Chief Business Technology Officer: By 2026, 60 per cent of CIOs will find their roles being challenged by LOB counterparts who can better demonstrate the ability to align technology with the organization’s mission and customers.

Dream Team: By 2025, 50 per cent of CIOs will increase their reach and impact by effectively governing pervasive IT, spanning LOBs and ecosystem partners and optimizing services from the best contributors.

Operating Model: To address the increasing volatility of market and customer needs, by 2026, 50 per cent of CIOs will use an operating model design to optimize value stream, agile architecture, and risk management.

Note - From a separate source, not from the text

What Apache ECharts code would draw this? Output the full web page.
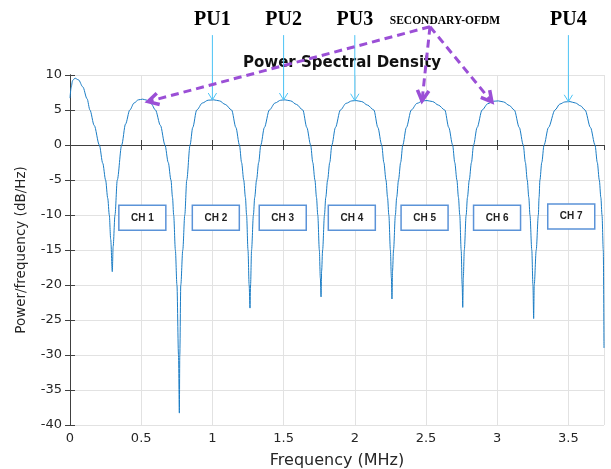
<!DOCTYPE html>
<html>
<head>
<meta charset="utf-8">
<script src="https://cdn.jsdelivr.net/npm/echarts@6/dist/echarts.min.js"></script>
<style>
  html, body { margin: 0; padding: 0; background: #fff; }
  #chart { width: 611px; height: 469px; }
</style>
</head>
<body>
<div id="chart"></div>
<script>
// PSD curve: [MHz, dB/Hz]
const lobe1 = [[0, 6.7], [0.008, 8.2], [0.018, 9.2], [0.035, 9.55], [0.06, 9.3], [0.09, 8.3], [0.12, 6.6],
  [0.14, 5.0], [0.17, 2.8], [0.206, 0], [0.23, -2.6], [0.25, -5], [0.265, -7.6], [0.276, -10],
  [0.286, -13.5], [0.297, -18.1]];
const lobe2 = [[0.303, -14.5], [0.316, -10], [0.332, -5], [0.363, 0], [0.39, 3], [0.42, 5], [0.45, 6.0],
  [0.48, 6.45], [0.51, 6.55], [0.54, 6.4], [0.57, 5.9], [0.60, 5.0], [0.635, 2.8], [0.667, 0],
  [0.69, -2.5], [0.709, -5], [0.72, -7.5], [0.728, -10], [0.74, -15], [0.751, -20], [0.762, -30],
  [0.768, -38.3]];
const lobe3 = [[0.771, -30], [0.778, -20], [0.792, -15], [0.806, -10], [0.82, -5], [0.843, 0],
  [0.862, 2.5], [0.89, 5], [0.93, 6.0], [0.97, 6.4], [1.01, 6.45], [1.05, 6.3], [1.09, 5.8],
  [1.135, 5], [1.165, 2.5], [1.19, 0], [1.205, -2.5], [1.22, -5], [1.232, -7.5], [1.24, -10],
  [1.25, -15], [1.258, -20], [1.264, -23.3]];
const lobe4 = [[1.268, -20], [1.275, -15], [1.288, -10], [1.297, -7.5], [1.31, -5], [1.325, -2.5],
  [1.34, 0], [1.365, 2.5], [1.40, 5], [1.44, 6.0], [1.48, 6.4], [1.51, 6.45], [1.55, 6.3],
  [1.59, 5.8], [1.635, 5], [1.663, 2.5], [1.69, 0], [1.705, -2.5], [1.72, -5], [1.731, -7.5],
  [1.74, -10], [1.751, -15], [1.758, -19], [1.763, -21.7]];
const lobe5 = [[1.767, -18], [1.774, -15], [1.787, -10], [1.796, -7.5], [1.809, -5], [1.824, -2.5],
  [1.839, 0], [1.864, 2.5], [1.899, 5], [1.939, 5.95], [1.979, 6.3], [2.009, 6.35], [2.049, 6.2],
  [2.089, 5.7], [2.134, 5], [2.162, 2.5], [2.189, 0], [2.204, -2.5], [2.219, -5], [2.23, -7.5],
  [2.239, -10], [2.25, -15], [2.257, -19], [2.261, -22]];
const lobe6 = [[2.265, -18], [2.272, -15], [2.285, -10], [2.294, -7.5], [2.307, -5], [2.322, -2.5],
  [2.337, 0], [2.362, 2.5], [2.397, 5], [2.437, 5.95], [2.477, 6.3], [2.507, 6.35], [2.547, 6.2],
  [2.587, 5.7], [2.632, 5], [2.66, 2.5], [2.687, 0], [2.702, -2.5], [2.717, -5], [2.728, -7.5],
  [2.737, -10], [2.747, -15], [2.754, -20], [2.758, -23.2]];
const lobe7 = [[2.762, -19], [2.769, -15], [2.782, -10], [2.791, -7.5], [2.804, -5], [2.819, -2.5],
  [2.834, 0], [2.859, 2.5], [2.894, 5], [2.934, 5.9], [2.974, 6.25], [3.008, 6.3], [3.045, 6.15],
  [3.085, 5.65], [3.12, 5], [3.155, 2.5], [3.183, 0], [3.198, -2.5], [3.211, -5], [3.222, -7.5],
  [3.23, -10], [3.243, -15], [3.251, -20], [3.256, -24.8]];
const lobe8 = [[3.26, -20], [3.274, -15], [3.289, -10], [3.294, -7.5], [3.30, -5], [3.313, -2.5],
  [3.329, 0], [3.36, 2.5], [3.406, 5], [3.44, 5.85], [3.475, 6.15], [3.511, 6.2], [3.55, 6.0],
  [3.585, 5.6], [3.617, 5], [3.655, 2.5], [3.687, 0], [3.703, -2.5], [3.717, -5], [3.728, -7.5],
  [3.736, -10], [3.745, -15], [3.75, -29]];

const xTicks = [0, 0.5, 1, 1.5, 2, 2.5, 3, 3.5];

// annotations (data coords)
const puNames = ['PU1', 'PU2', 'PU3', 'PU4'];
const puFreqs = [1.0, 1.5, 2.0, 3.5];
const puTips = [6.45, 6.45, 6.35, 6.2];
const chNames = ['CH 1', 'CH 2', 'CH 3', 'CH 4', 'CH 5', 'CH 6', 'CH 7'];
const chFreqs = [0.508, 1.024, 1.494, 1.979, 2.49, 2.999, 3.52];
const chLevels = [-10.4, -10.4, -10.4, -10.4, -10.4, -10.4, -10.2];
const secondarySource = [2.528, 16.9];
const secondaryLabelAt = [2.633, 17.7];
const secondaryTips = [[0.548, 6.2], [2.472, 6.3], [2.963, 6.15]];

const psd = [].concat(lobe1, lobe2, lobe3, lobe4, lobe5, lobe6, lobe7, lobe8);

const axisColor = '#404040';
const gridColor = '#e2e2e2';
const font = 'DejaVu Sans';

let chart = echarts.init(document.getElementById('chart'));

const option = {
    animation: false,
    title: {
        text: 'Power Spectral Density',
        left: 337,
        top: 51,
        textAlign: 'center',
        textStyle: { fontFamily: font, fontWeight: 'bold', fontSize: 15, color: '#111' }
    },
    grid: { left: 70, right: 7, top: 75, bottom: 44, show: false, outerBoundsMode: 'none' },
    xAxis: [{
        type: 'value', min: 0, max: 3.75, interval: 0.5,
        name: 'Frequency (MHz)', nameLocation: 'middle', nameGap: 28,
        nameTextStyle: { fontFamily: font, fontSize: 16, color: '#262626' },
        axisLine: { show: true, lineStyle: { color: axisColor, width: 1 } },
        axisTick: { show: true, inside: true, length: 5, lineStyle: { color: axisColor } },
        axisLabel: {
            showMaxLabel: false, margin: 7, fontFamily: font, fontSize: 13, color: '#262626',
            formatter: v => (xTicks.indexOf(v) >= 0 ? String(v) : '')
        },
        splitLine: { show: true, lineStyle: { color: gridColor } }
    }, {
        type: 'value', min: 0, max: 3.75, interval: 0.5, position: 'top',
        axisLine: { show: true, lineStyle: { color: axisColor, width: 1 } },
        axisTick: { show: true, inside: true, length: 5, lineStyle: { color: axisColor } },
        axisLabel: { show: false }, splitLine: { show: false }
    }],
    yAxis: [{
        type: 'value', min: -40, max: 10, interval: 5,
        name: 'Power/frequency (dB/Hz)', nameLocation: 'middle', nameGap: 42,
        nameTextStyle: { fontFamily: font, fontSize: 13.5, color: '#262626' },
        axisLine: { show: true, lineStyle: { color: axisColor, width: 1 } },
        axisTick: { show: true, inside: true, length: 5, lineStyle: { color: axisColor } },
        axisLabel: { margin: 8, fontFamily: font, fontSize: 13, color: '#262626' },
        splitLine: { show: true, lineStyle: { color: gridColor } }
    }, {
        type: 'value', min: -40, max: 10, interval: 5, position: 'right',
        axisLine: { show: true, lineStyle: { color: axisColor, width: 1 } },
        axisTick: { show: true, inside: true, length: 5, lineStyle: { color: axisColor } },
        axisLabel: { show: false }, splitLine: { show: false }
    }],
    series: [{
        type: 'line',
        data: psd,
        showSymbol: false,
        smooth: 0.3,
        smoothMonotone: 'x',
        lineStyle: { color: '#1a7cc4', width: 1 },
        z: 3
    }]
};

chart.setOption(option);

function toPx(p) {
    return chart.convertToPixel({ xAxisIndex: 0, yAxisIndex: 0 }, p);
}

// open chevron at tip, pointing away from "from"
function chevron(tip, from, len, half) {
    const a = Math.atan2(from[1] - tip[1], from[0] - tip[0]);
    return [
        [tip[0] + len * Math.cos(a - half), tip[1] + len * Math.sin(a - half)],
        tip,
        [tip[0] + len * Math.cos(a + half), tip[1] + len * Math.sin(a + half)]
    ];
}

function buildGraphics() {
    const g = [];
    const puColor = '#4cc3f5';
    puFreqs.forEach((f, i) => {
        const top = toPx([f, 15.7]);
        const tip = toPx([f, puTips[i]]);
        const lbl = toPx([f, 17.85]);
        g.push({ type: 'line', z: 10, shape: { x1: top[0], y1: top[1], x2: tip[0], y2: tip[1] },
            style: { stroke: puColor, lineWidth: 1 } });
        g.push({ type: 'polyline', z: 10, shape: { points: chevron(tip, top, 8, 0.55) },
            style: { stroke: puColor, lineWidth: 1, fill: null } });
        g.push({ type: 'text', z: 10, x: lbl[0], y: lbl[1],
            style: { text: puNames[i], font: 'bold 20px "Liberation Serif", "Times New Roman", serif',
                fill: '#000', align: 'center', verticalAlign: 'middle' } });
    });

    const lab = toPx(secondaryLabelAt);
    g.push({ type: 'text', z: 10, x: lab[0], y: lab[1],
        style: { text: 'SECONDARY-OFDM', font: 'bold 11.5px "Liberation Serif", "Times New Roman", serif',
            fill: '#000', align: 'center', verticalAlign: 'middle' } });

    const purple = '#9b4fd6';
    const src = toPx(secondarySource);
    secondaryTips.forEach(t => {
        const tip = toPx(t);
        g.push({ type: 'line', z: 11, shape: { x1: src[0], y1: src[1], x2: tip[0], y2: tip[1] },
            style: { stroke: purple, lineWidth: 3, lineDash: [8, 5] } });
        g.push({ type: 'polyline', z: 11, shape: { points: chevron(tip, src, 12, 0.5) },
            style: { stroke: purple, lineWidth: 3.5, fill: null, lineJoin: 'miter' } });
    });

    chFreqs.forEach((f, i) => {
        const c = toPx([f, chLevels[i]]);
        g.push({ type: 'rect', z: 9, shape: { x: c[0] - 23.5, y: c[1] - 12.5, width: 47, height: 25 },
            style: { fill: '#fff', stroke: '#5b93d8', lineWidth: 1.5 } });
        g.push({ type: 'text', z: 10, x: c[0], y: c[1],
            style: { text: chNames[i], font: 'bold 10px "Liberation Sans Narrow", "Liberation Sans", sans-serif',
                fill: '#222', align: 'center', verticalAlign: 'middle' } });
    });
    return g;
}

chart.setOption({ graphic: buildGraphics() });
</script>
</body>
</html>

Resilience: By 2024, 40 per cent of CIOs will actively harness resilience capabilities as a competitive advantage to deliver financial, supply chain, ecosystem, and sustainability differentiation.

Deep Automation: Through 2025, only 30 per cent of CIOs will achieve a true intelligent enterprise that blends AI/ML and deep automation, with speed and scale to monetize changing business environments.

Human–Machine: To cope with skills shortages, labor needs, and work that is beyond human abilities, by 2026, 50 per cent of CIOs will broadly augment critical systems with embedded intelligence and automated technologies.

AI Efficacy: By 2025, 60 per cent of CIOs will rely more on operational data and information collected on the edge as businesses look to act on multiple-source real-time data for faster decision making.

Social Media: By 2026, 40 per cent of CIOs will be tasked with using technology ethically to gain insights into employee experience and their perceptions of the company’s offerings and enable them to amplify the brand.

Sustainability: Through 2027, 80 per cent of CIOs will provide governance in selecting clean information technology, holding partners accountable and managing systems with sustainability metrics.

IT Budget: By 2026, with 40 per cent or more of IT spending as a service, the use of short-duration capex cutting tactics will be constrained, instead requiring lasting opex resets of 10 per cent to 30 per cent in software and resources.